On June 16, Milne declared he would propose legislation prohibiting taxpayer money from funding anything named for a sitting member of Congress. Milne said “I believe that it is wrong for elected ones to have buildings, highways, programs, or anything else funded by taxpayers named after them, or to accept such tributes.”

Of course, such narrow legislation wouldn’t prevent tax-payers funds from being spent recklessly.

While Milne went on to mention America’s debt, it isn’t clear how the legislation he outlined would go about addressing this problem.

His release failed to offer any clear examples of such “tributes.”

On Sept. 6, Milne announced his campaign kick-off. In a press release, Milne discussed the legacy of George Washington before identifying Senator Leahy’s incumbency as his main motivation for seeking election.

He identified “special interests and big money fueled campaigns that prop up career politicians” as ruining the country, but offered no suggestions for action and no specific instances of corruption he would seek to address.

These allusions to nebulous ideas of corruption and scandal say nothing about Senator Leahy’s performance in the Senate, nor do they offer voters any reason to believe Milne would be an effective legislator.

Four days later at his campaign kick-off, Milne noted that “America’s government is unable to bridge divides.”

While Milne may be correct that voters are weary of partisan gridlock, perhaps he’s unaware of the Senator’s role in sponsoring legislation which achieved significant bipartisan support, such as Comprehensive Addiction and Recovery Act – the most significant addiction treatment legislation ever passed by the federal government.

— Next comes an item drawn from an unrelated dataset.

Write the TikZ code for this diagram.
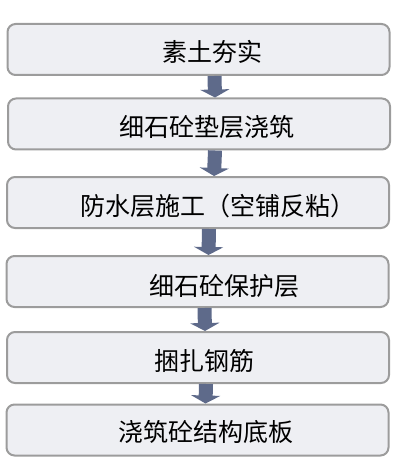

At the event, Milne said he’d serve only two terms in the Senate – but he failed to give voters a single, real reason why he was deserving of one.

Before he pledges to pursue just a second term, perhaps Milne would be better served by articulating what he’d do with his first.

What is the sum of these parts? Scott Milne has certainly established he is not Senator Leahy. These statements also suggest Milne may struggle with consistency, given his promise back in March to “not run a negative campaign.”

Granted, that was back in March, when Milne viewed Senator Leahy as a “great Vermonter with a distinguished career.” Come May, Milne described Leahy as “the definition of a career politician,” someone who “has never had a real job.”

It’s hard to tell whether Milne sees legislative experience and service to Vermont as reasons to vote for or against a candidate.

Milne has not crafted a compelling argument explaining why Vermonters would be best served with him in the Senate.

What’s most concerning about this is that the Milne campaign has had ample opportunity to say something, anything about their candidate’s vision for Vermont and the United States – instead, they’ve has used this time to question Senator Leahy’s legacy.

Milne hasn’t put forth policy positions or suggested he has his sights on any substantive legislative goals. It’s been 117 days and the voters are still waiting on the Milne campaign to post an “Issues” section on their website.

While Scott Milne’s campaign tactics may be reflective of some of the more divisive, vitriolic politics seen elsewhere in the United States, these strategies are especially worrisome after considering Milne’s lack of legislative experience.

Not only Milne has neglected to introduce ideas which would improve the lives of Vermonters, he has no record upon which voters may judge his ability to serve as a United States Senator.

While Scott Milne undoubtedly possesses a keen business sense, we have no evidence to suggest he would be an effective policymaker – and he hasn’t given Vermont voters reason to believe otherwise.

It’s easy for candidates to get media attention by taking shots at their opponents – but Vermonters aren’t the type to be taken by soundbites.

Detailed policy positions, distinct plans to tackle the serious problems, a track record of relevant legislative experience – these are the things voters require to make informed decisions come November.

Thus far, the Milne campaign has failed to deliver.